DATA SHOWN ->
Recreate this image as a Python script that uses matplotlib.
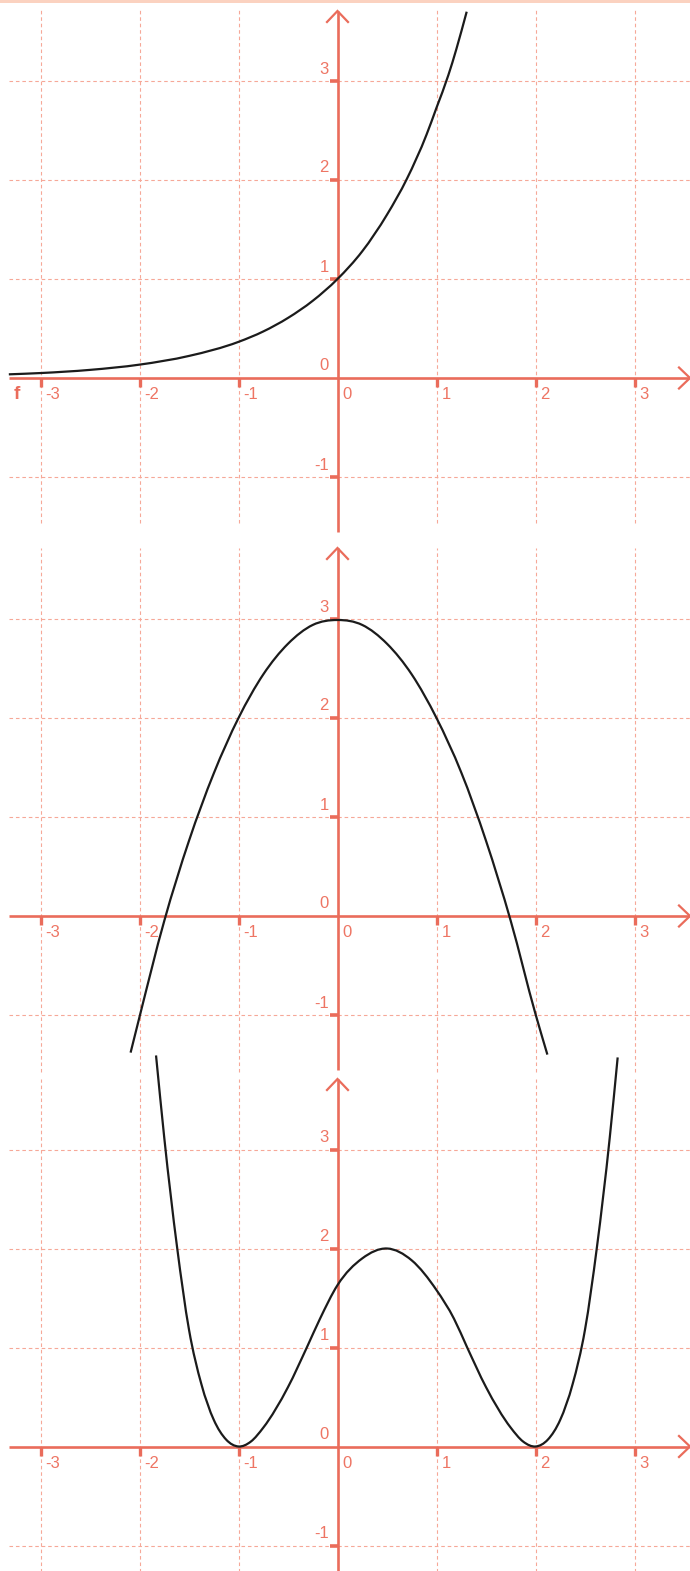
import numpy as np
import matplotlib
matplotlib.use("Agg")
import matplotlib.pyplot as plt
from matplotlib.path import Path
from matplotlib.patches import PathPatch, Rectangle

# ---------------- data ----------------
ticks_x = [-3, -2, -1, 0, 1, 2, 3]
ticks_y = [-1, 0, 1, 2, 3]
tick_labels_x = ["-3", "-2", "-1", "0", "1", "2", "3"]
tick_labels_y = ["-1", "0", "1", "2", "3"]

f1_x = [-3.32, -3.0, -2.5, -2.0, -1.5, -1.0, -0.75, -0.5, -0.25, 0.0, 0.25, 0.5, 0.7, 0.9, 1.0, 1.12, 1.2, 1.305]
f1_y = [0.037, 0.05, 0.082, 0.135, 0.223, 0.365, 0.47, 0.607, 0.78, 1.0, 1.28, 1.65, 2.01, 2.46, 2.73, 3.06, 3.32, 3.70]

f2_x = [-2.09, -2.0, -1.75, -1.5, -1.25, -1.0, -0.75, -0.5, -0.25, 0.0, 0.25, 0.5, 0.75, 1.0, 1.25, 1.5, 1.75, 2.0, 2.12]
f2_y = [-1.38, -1.02, -0.05, 0.76, 1.44, 2.0, 2.44, 2.75, 2.94, 2.99, 2.94, 2.75, 2.44, 2.0, 1.45, 0.76, -0.05, -0.99, -1.40]

f3_x = [-1.833, -1.75, -1.62, -1.5, -1.375, -1.25, -1.125, -1.0, -0.875, -0.75, -0.5, -0.31, -0.177, 0.0, 0.25,
        0.5, 0.75, 1.0, 1.177, 1.31, 1.5, 1.75, 1.875, 2.0, 2.125, 2.25, 2.375, 2.5, 2.62, 2.75, 2.83]
f3_y = [3.95, 3.12, 2.01, 1.18, 0.63, 0.27, 0.07, 0.0, 0.05, 0.19, 0.60, 1.0, 1.29, 1.63, 1.90,
        2.0, 1.88, 1.58, 1.29, 1.0, 0.60, 0.19, 0.05, 0.0, 0.07, 0.27, 0.63, 1.18, 2.01, 3.12, 3.93]

curve_label = "f"

# ---------------- layout / style ----------------
W, H = 690, 1571
S = 99.0          # pixels per unit
X0 = 337.5        # pixel column of x = 0
AX_C = "#ea6c5b"
LBL_C = "#ee7564"
GRID_C = "#f6a898"
CURVE_C = "#1b1b1b"
FONT = "Liberation Sans"

fig = plt.figure(figsize=(W / 100, H / 100), dpi=100)


def smooth_path(xs, ys):
    """Cubic Hermite (in x) through the read points, as Bezier segments."""
    x = np.asarray(xs, float)
    y = np.asarray(ys, float)
    n = len(x)
    m = np.zeros(n)
    m[0] = (y[1] - y[0]) / (x[1] - x[0])
    m[-1] = (y[-1] - y[-2]) / (x[-1] - x[-2])
    for i in range(1, n - 1):
        d0 = (y[i] - y[i - 1]) / (x[i] - x[i - 1])
        d1 = (y[i + 1] - y[i]) / (x[i + 1] - x[i])
        h0 = x[i] - x[i - 1]
        h1 = x[i + 1] - x[i]
        m[i] = (d0 * h1 + d1 * h0) / (h0 + h1)
    verts = [(x[0], y[0])]
    codes = [Path.MOVETO]
    for i in range(n - 1):
        h = x[i + 1] - x[i]
        verts += [(x[i] + h / 3, y[i] + m[i] * h / 3),
                  (x[i + 1] - h / 3, y[i + 1] - m[i + 1] * h / 3),
                  (x[i + 1], y[i + 1])]
        codes += [Path.CURVE4] * 3
    return Path(verts, codes)


def panel(top, bottom, y0, grid_top, grid_bot, axis_top, axis_bot, xs, ys, label=None):
    ax = fig.add_axes([0, 1 - bottom / H, 1, (bottom - top) / H])
    ax.set_xlim(-X0 / S, (W - X0) / S)
    ax.set_ylim((y0 - bottom) / S, (y0 - top) / S)
    ax.axis("off")
    gy_top = (y0 - grid_top) / S
    gy_bot = (y0 - grid_bot) / S
    ay_top = (y0 - axis_top) / S
    ay_bot = (y0 - axis_bot) / S
    x_left = (9 - X0) / S
    x_right = (W - X0) / S
    ls = (0, (3.2, 2.6))
    for tk in ticks_x:
        if tk != 0:
            ax.plot([tk, tk], [gy_bot, gy_top], color=GRID_C, lw=0.8, ls=ls, zorder=1)
    for tk in ticks_y:
        if tk != 0:
            ax.plot([x_left, x_right], [tk, tk], color=GRID_C, lw=0.8, ls=ls, zorder=1)
    # axes lines
    ax.plot([x_left, x_right - 1 / S], [0, 0], color=AX_C, lw=1.9, zorder=3,
            solid_capstyle="butt")
    ax.plot([0, 0], [ay_bot, ay_top], color=AX_C, lw=1.9, zorder=3,
            solid_capstyle="butt")
    # arrow heads (open chevrons)
    ah = 10.5 / S
    ax.plot([-ah, 0, ah], [ay_top - 11 / S, ay_top, ay_top - 11 / S], color=AX_C, lw=1.6,
            zorder=3, solid_joinstyle="miter", clip_on=False)
    ax.plot([x_right - 11 / S, x_right, x_right - 11 / S], [ah, 0, -ah], color=AX_C, lw=1.6,
            zorder=3, solid_joinstyle="miter", clip_on=False)
    # tick marks
    for tk in ticks_x:
        if tk != 0:
            ax.plot([tk, tk], [0, -9 / S], color=AX_C, lw=2.4, zorder=3, solid_capstyle="butt")
    for tk in ticks_y:
        if tk != 0:
            ax.plot([-8 / S, 0], [tk, tk], color=AX_C, lw=2.6, zorder=3, solid_capstyle="butt")
    # tick labels
    for tk, s in zip(ticks_x, tick_labels_x):
        ax.text(tk + 5.0 / S, -16.5 / S, s, color=LBL_C, fontsize=12, family=FONT,
                ha="left", va="center", zorder=4)
    for tk, s in zip(ticks_y, tick_labels_y):
        ax.text(-8.5 / S, tk + 12.0 / S, s, color=LBL_C, fontsize=12, family=FONT,
                ha="right", va="center", zorder=4)
    if label:
        ax.text((16.5 - X0) / S, -16.5 / S, label, color=AX_C, fontsize=13.5, family=FONT,
                fontweight="bold", ha="center", va="center", zorder=4)
    patch = PathPatch(smooth_path(xs, ys), facecolor="none", edgecolor=CURVE_C, lw=1.6,
                      zorder=5, clip_on=False, capstyle="butt")
    ax.add_patch(patch)
    return ax


panel(0, 536, 378.0, 9, 523, 11, 532, f1_x, f1_y, label=curve_label)
panel(536, 1074, 916.0, 548, 1072, 548, 1070, f2_x, f2_y)
panel(1074, 1571, 1446.5, 1079, 1575, 1079, 1575, f3_x, f3_y)

fig.add_artist(Rectangle((0, 1 - 2.5 / H), 1, 2.5 / H, transform=fig.transFigure,
                         facecolor="#fbd2c0", edgecolor="none", zorder=10))

fig.savefig("out.png", dpi=100)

WORK TO DO -> Please extract exactly the lines of the data, from the first through the line containing "3.06, 3.32, 3.70]", and add no pictures to the copy.

TASK RESPONSE ->
Recreate this image as a Python script that uses matplotlib.
import numpy as np
import matplotlib
matplotlib.use("Agg")
import matplotlib.pyplot as plt
from matplotlib.path import Path
from matplotlib.patches import PathPatch, Rectangle

# ---------------- data ----------------
ticks_x = [-3, -2, -1, 0, 1, 2, 3]
ticks_y = [-1, 0, 1, 2, 3]
tick_labels_x = ["-3", "-2", "-1", "0", "1", "2", "3"]
tick_labels_y = ["-1", "0", "1", "2", "3"]

f1_x = [-3.32, -3.0, -2.5, -2.0, -1.5, -1.0, -0.75, -0.5, -0.25, 0.0, 0.25, 0.5, 0.7, 0.9, 1.0, 1.12, 1.2, 1.305]
f1_y = [0.037, 0.05, 0.082, 0.135, 0.223, 0.365, 0.47, 0.607, 0.78, 1.0, 1.28, 1.65, 2.01, 2.46, 2.73, 3.06, 3.32, 3.70]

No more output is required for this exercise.